If this is inset far enough, it will be invisible from a standing position.
This cleat would be fixed to the breadboard, with a slot mounted screw set into the center of the dominos.

This would also act as a stiffener to resist breakage if the table is lifted by the breadboards.

Mount the cleat parallel to the breadboard and allow it to overlap the longitudinal slabs - 3/8" baltic birch would be my choice.
The exposed ends could be trimmed in walnut to hide the works.

Sam Murdoch
08-16-2012, 11:04 PM
I think the domino is a great tool for this and as you are doing glue one side and allow the other side to float. Maybe alternate with glued dominos to the table and glued dominos to the end board with the matching elongated slots and alternating the pins. Make certain that the end boards are clamped tightly to the table top before setting the pins and most importantly that the glued in dominos are truly set.
Right now at least - at 11:00 and just before bed - this seems like a very workable (though untried) solution. :rolleyes:

Kent A Bathurst
08-17-2012, 4:50 PM
No opinion on the Domino...never used one...I do mine by cutting multiple tenons, as you mentioned, but it sure seems the domino would work fine.

You don't say what the thickness of the dominos will be. FWIW - my 2 cents says that you can drawbore pegs [that's the name for the holes that are offset but a smidgen] from the bottom, without having them go all the way through, as long as there is sufficient wood remaining in the breadboard above the tenon/domino.

You've got a lot of meat in the table top and breadboard end, so you should be able to engineer this without any trouble.
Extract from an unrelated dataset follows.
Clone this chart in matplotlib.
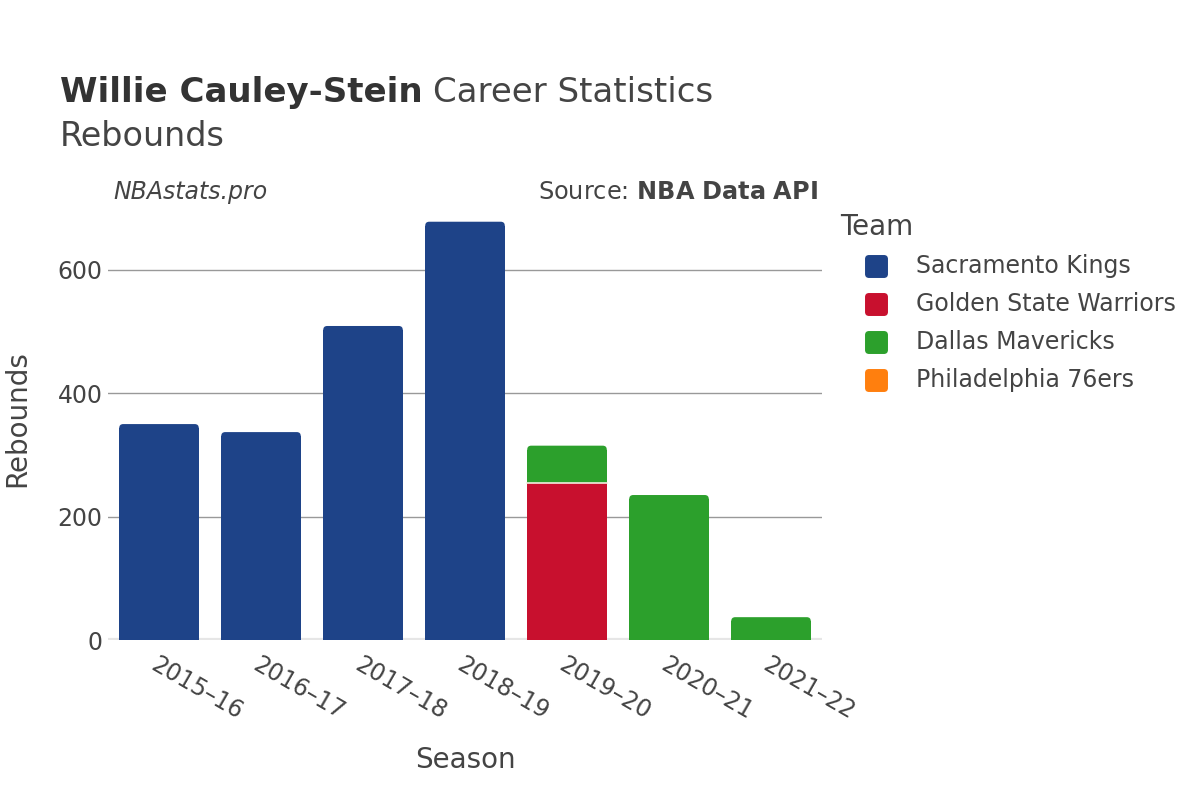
import matplotlib
matplotlib.use("Agg")
import matplotlib.pyplot as plt
from matplotlib.patches import FancyBboxPatch
from matplotlib.lines import Line2D
from matplotlib.markers import MarkerStyle
import numpy as np

seasons = ["2015–16", "2016–17", "2017–18", "2018–19", "2019–20", "2020–21", "2021–22"]
teams = ["Sacramento Kings", "Golden State Warriors", "Dallas Mavericks", "Philadelphia 76ers"]
colors = ["#1e4388", "#c8102e", "#2ca02c", "#ff7f0e"]
kings = [350, 337, 509, 678, 0, 0, 0]
warriors = [0, 0, 0, 0, 255, 0, 0]
mavericks = [0, 0, 0, 0, 60, 235, 37]
sixers = [0, 0, 0, 0, 0, 0, 0]
series = [kings, warriors, mavericks, sixers]

TXT = "#444444"
plt.rcParams['font.family'] = ['DejaVu Sans']
fig = plt.figure(figsize=(12, 8), dpi=100)
ax = fig.add_axes([0.09, 0.2, 0.595, 0.5375])

ax.set_xlim(-0.5, 6.5)
ax.set_ylim(0, 697)

x = np.arange(len(seasons))
bw = 0.78
totals = np.sum(np.array(series, dtype=float), axis=0)
# rounding radius ~4 px
rx = 4 / 102.0
ry = 4 / (430 / 697.0)
bottom = np.zeros(len(seasons))
for vals, c in zip(series, colors):
    v = np.array(vals, dtype=float)
    for i in range(len(seasons)):
        if v[i] <= 0:
            continue
        top = bottom[i] + v[i]
        is_top = np.isclose(top, totals[i])
        if is_top and v[i] > ry:
            ax.bar(x[i], v[i] - ry, bw, bottom=bottom[i], color=c, linewidth=0, zorder=3)
            p = FancyBboxPatch((x[i] - bw / 2, bottom[i]), bw, v[i],
                               boxstyle=f"round,pad=0,rounding_size={rx}",
                               mutation_aspect=ry / rx, facecolor=c, edgecolor="none", zorder=3)
            ax.add_patch(p)
        else:
            ax.bar(x[i], v[i], bw, bottom=bottom[i], color=c, linewidth=0, zorder=3)
        if bottom[i] > 0:
            ax.plot([x[i] - bw / 2, x[i] + bw / 2], [bottom[i], bottom[i]], color="#f2efe0",
                    linewidth=1.2, zorder=4)
    bottom += v

ax.set_yticks([0, 200, 400, 600])
ax.yaxis.grid(True, color="#999999", linewidth=1, zorder=0)
ax.axhline(0, color="#e6e6e6", linewidth=3, zorder=2)
for s in ax.spines.values():
    s.set_visible(False)
ax.tick_params(axis="both", length=0, labelsize=17, colors=TXT)
ax.tick_params(axis="y", pad=4)
ax.set_xticks(x)
ax.set_xticklabels(seasons, rotation=-30, ha="left", va="top", rotation_mode="anchor")
ax.tick_params(axis="x", pad=9)

fig.text(465 / 1200, 1 - 760 / 800, "Season", fontsize=20, color=TXT, ha="center", va="center")
fig.text(17 / 1200, 1 - 419 / 800, "Rebounds", fontsize=20, color=TXT, ha="center", va="center",
         rotation=90)

t1 = fig.text(0.05, 0.872, "Willie Cauley-Stein", fontsize=24.5, fontweight="bold", color="#333333",
              va="baseline")
fig.canvas.draw()
r = fig.canvas.get_renderer()
bb = t1.get_window_extent(r)
fig.text((bb.x1 + 10) / 1200, 0.872, "Career Statistics", fontsize=24.5, color=TXT, va="baseline")
fig.text(0.05, 0.817, "Rebounds", fontsize=24, color=TXT, va="baseline")
fig.text(113 / 1200, 0.751, "NBAstats.pro", fontsize=17, style="italic", color=TXT, va="baseline")
fig.text(818 / 1200, 0.751, "Source: $\\bf{NBA\\ Data\\ API}$", fontsize=17.3, color=TXT,
         va="baseline", ha="right")

# legend
fig.text(840 / 1200, 1 - 227 / 800, "Team", fontsize=20, color=TXT, va="center", ha="left")
for k, (name, c) in enumerate(zip(teams, colors)):
    yy = 1 - (266 + 38 * k) / 800
    fig.add_artist(Line2D([876 / 1200], [yy], transform=fig.transFigure, linestyle="none",
                          marker=MarkerStyle("s", joinstyle="round"), markersize=12,
                          markerfacecolor=c, markeredgecolor=c, markeredgewidth=5))
    fig.text(916 / 1200, yy, name, fontsize=17, color=TXT, va="center", ha="left")

fig.savefig("out.png", dpi=100)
The trick is the definition of "sufficient" of course......If you were to take the 1-3/4" table thickness, and divide it into thirds, that is about 9/16 above the tenon. I'd think you'd want to have 4/16 or 5/16 of "bite" for the peg, which leaves a comparable amount - 5/16 or 4/16 of solid wood remaining. If, say, the tenon was 1/2" - plenty enough, IMO - then you could finagle things so that you had 3/4" of the breadboard above the tenon, and 1" below, and you could drive the peg through 1" of breadboard, 1/2" of tenon, and 1/2" of breadboard, with 1/4" solid wood left.
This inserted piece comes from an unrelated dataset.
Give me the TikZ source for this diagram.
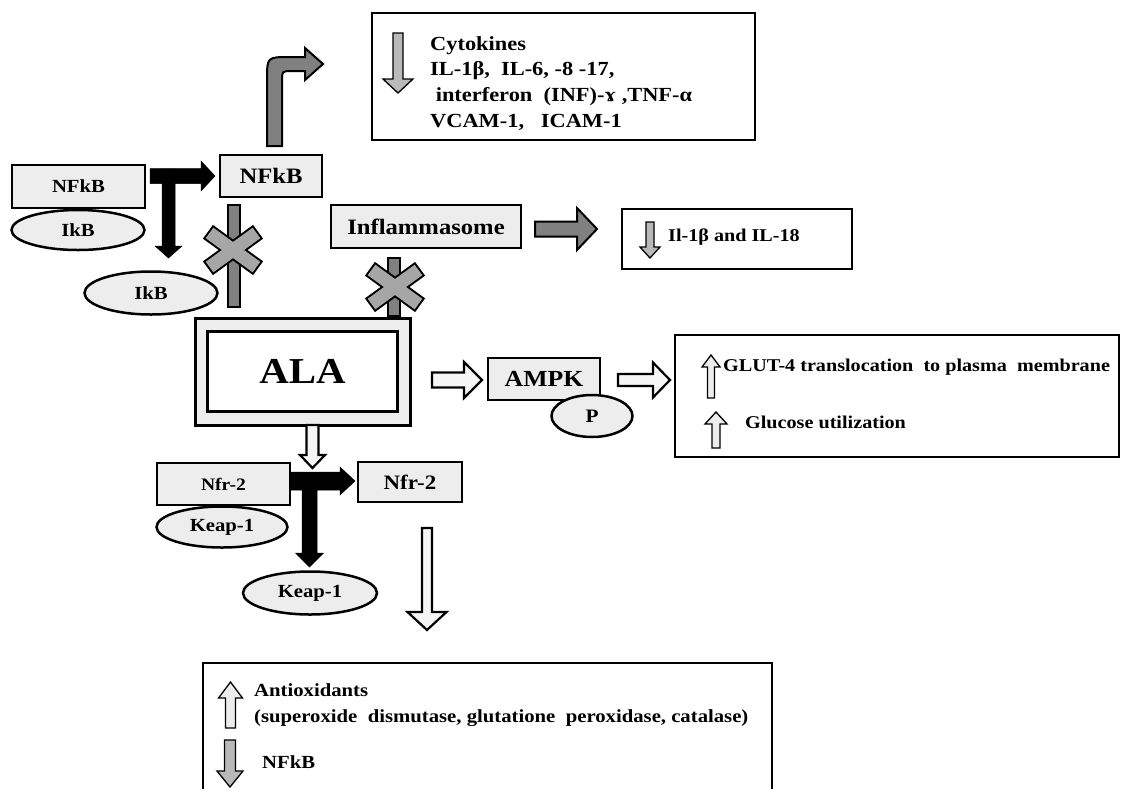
\documentclass[tikz,border=0pt]{standalone}
\usepackage{fontspec}
\setmainfont{Liberation Serif}[FakeStretch=1.12]
\usetikzlibrary{calc,shapes,positioning}

\definecolor{boxgray}{gray}{0.93}
\definecolor{arrowgray}{gray}{0.5}
\definecolor{crossgray}{gray}{0.65}

\newcommand{\fsz}[1]{\fontsize{#1}{#1}\selectfont\bfseries}

% block arrow: style, x, y, angle, length, shaft half, head half, head length
\newcommand{\fatarrow}[8]{%
  \begin{scope}[shift={(#2,#3)},rotate=#4]
    \filldraw[#1] (0,-#6) -- ({#5-#8},-#6) -- ({#5-#8},-#7) -- (#5,0)
      -- ({#5-#8},#7) -- ({#5-#8},#6) -- (0,#6) -- cycle;
  \end{scope}}

% grey cross over a bar
\newcommand{\crossmark}[2]{%
  \begin{scope}[shift={(#1,#2)}]
    \foreach \a in {36,-36}
      \draw[line width=4pt, rotate=\a] (-29,-6.5) rectangle (29,6.5);
    \foreach \a in {36,-36}
      \fill[crossgray, rotate=\a] (-29,-6.5) rectangle (29,6.5);
  \end{scope}}

\tikzset{
  greybox/.style={draw, line width=2.5pt, fill=boxgray, inner sep=0pt},
  greyoval/.style={ellipse, draw, line width=2.5pt, fill=boxgray, inner sep=0pt},
  textbox/.style={draw, line width=2.5pt, fill=white, inner sep=0pt},
  txt/.style={inner sep=0pt, anchor=west},
  blackarrow/.style={fill=black, draw=black, line width=0.5pt},
  grayarrow/.style={fill=arrowgray, draw=black, line width=2pt},
  whitearrow/.style={fill=gray!8, draw=black, line width=2.2pt},
  downsmall/.style={fill=gray!55, draw=black, line width=1.3pt},
  upsmall/.style={fill=gray!15, draw=black, line width=1.3pt},
  greybar/.style={fill=arrowgray, draw=black, line width=2pt}
}

\begin{document}
\begin{tikzpicture}[x=1pt, y=-1pt]
\path[use as bounding box] (0,0) rectangle (1122,788);
\clip (0,0) rectangle (1122,788);

% NFkB / IkB
\node[greyoval, minimum width=133, minimum height=40, font=\fsz{18.5}] (ikbL) at (78,230) {IkB};
\node[greybox, minimum width=133, minimum height=43, font=\fsz{18.5}] (nfkbL) at (78.5,186.5) {NFkB};
\node[greybox, minimum width=102, minimum height=42, font=\fsz{22}] (nfkbR) at (271,176) {NFkB};
\node[greyoval, minimum width=133, minimum height=43, font=\fsz{18.5}] (ikbD) at (151,293) {IkB};
\fatarrow{blackarrow}{150}{176}{0}{65}{7.5}{15}{14}
\fatarrow{blackarrow}{168.5}{169}{-90}{89}{6.5}{13.5}{12}

% to cytokines
\filldraw[grayarrow] (267,146) -- (267,80) .. controls (267,57) .. (290,57) -- (305,57)
  -- (305,48) -- (323,64) -- (305,80) -- (305,71) -- (292,71)
  .. controls (282,71) .. (282,81) -- (282,146) -- cycle;
\node[textbox, minimum width=383, minimum height=127] (cytobox) at (563.5,76.5) {};
\fatarrow{downsmall}{398}{33}{-90}{60}{5}{15}{14}
\def\cytolines{1/46/{Cytokines},2/71/{IL-1β,\ \ IL-6, -8 -17,},3/97/{\ interferon\ \ (INF)-ɤ ,TNF-α},4/122/{VCAM-1,\ \ \ ICAM-1}}
\foreach \i/\y/\lbl in \cytolines
  \node[txt, font=\fsz{20}] (cyto\i) at (430,\y) {\lbl};

% blocked paths
\filldraw[greybar] (228,205) rectangle (240,307);
\crossmark{233}{250}
\filldraw[greybar] (388,258) rectangle (400,316);
\crossmark{395}{287}

% inflammasome
\node[greybox, minimum width=190, minimum height=43, font=\fsz{22}] (inflam) at (426,226.5) {Inflammasome};
\fatarrow{grayarrow}{535}{229}{0}{62}{7.5}{21}{20}
\node[textbox, minimum width=230, minimum height=60] (ilbox) at (737,239) {};
\fatarrow{downsmall}{650}{222}{-90}{36}{4}{10}{11}
\node[txt, font=\fsz{18}] (iltext) at (668,237) {Il-1β and IL-18};

% ALA
\node[draw, line width=3pt, fill=boxgray, minimum width=215, minimum height=107] (alaout) at (302.5,371.5) {};
\node[draw, line width=3pt, fill=white, minimum width=190, minimum height=80, font=\fsz{36.5}] (ala) at (alaout.center) {ALA};

% AMPK
\fatarrow{whitearrow}{432}{380}{0}{50}{7.5}{18}{18}
\node[greybox, minimum width=112, minimum height=42, font=\fsz{23}] (ampk) at (544,379) {AMPK};
\node[greyoval, minimum width=81, minimum height=42, font=\fsz{19}] (pnode) at (592,416) {P};
\fatarrow{whitearrow}{618}{380}{0}{52}{6}{17.5}{17}
\node[textbox, minimum width=444, minimum height=122] (glutbox) at (897,396) {};
\fatarrow{upsmall}{711}{398}{90}{43}{3.5}{9}{12}
\fatarrow{upsmall}{716}{448}{90}{36}{4}{11}{12}
\node[txt, font=\fsz{18}] (glut1) at (723,367) {GLUT-4 translocation\ \ to plasma\ \ membrane};
\node[txt, font=\fsz{18}] (glut2) at (745,422) {Glucose utilization};

% Nfr-2 / Keap-1
\fatarrow{whitearrow}{312.5}{425}{-90}{43}{6}{12.5}{13}
\node[greyoval, minimum width=131, minimum height=41, font=\fsz{18.5}] (keapL) at (222,527) {Keap-1};
\node[greybox, minimum width=133, minimum height=42, font=\fsz{17.5}] (nfr2L) at (223.5,484) {Nfr-2};
\node[greybox, minimum width=104, minimum height=40, font=\fsz{20.5}] (nfr2R) at (410,482) {Nfr-2};
\node[greyoval, minimum width=134, minimum height=43, font=\fsz{18.5}] (keapD) at (310,593) {Keap-1};
\fatarrow{blackarrow}{290}{481}{0}{65}{9}{14}{15}
\fatarrow{blackarrow}{309.5}{474}{-90}{93}{7.5}{14}{14}
\fatarrow{whitearrow}{427}{528}{-90}{102}{5}{19.5}{18}

% antioxidants
\node[textbox, minimum width=569, minimum height=154] (antibox) at (487.5,740) {};
\fatarrow{upsmall}{230.5}{728}{90}{46}{5}{12}{16}
\fatarrow{downsmall}{230}{740}{-90}{47}{5.5}{13}{16}
\node[txt, font=\fsz{18.5}] (anti1) at (254,690) {Antioxidants};
\node[txt, font=\fsz{18.5}] (anti2) at (254,718) {(superoxide\ \ dismutase, glutatione\ \ peroxidase, catalase)};
\node[txt, font=\fsz{18.5}] (anti3) at (262,762) {NFkB};

\end{tikzpicture}
\end{document}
Whatever the dimensions you choose, I would have no problem doing that - 'cept I ain't - you is - so you'll have to make the call. :D

OH - BTW - I put a couple tenons in close to the centerline, and I glue them as well as peg them. There is not enough movement in there to cause problems, IMO. I have elongated holes in unglued tenons as I move away from the centerline.

A photo of a 43" x 86" QSWO top - net at about 1-1/16" thick...I am laying out the mortises here.....apparently I did not shoot a photo after I drilled the holes for the pegs, but the two tenons in the center had a simple hole, and were glued. The outer tenons had elongated holes, and were not glued. This table, however, had through-pegs, drawbored [drawborn??].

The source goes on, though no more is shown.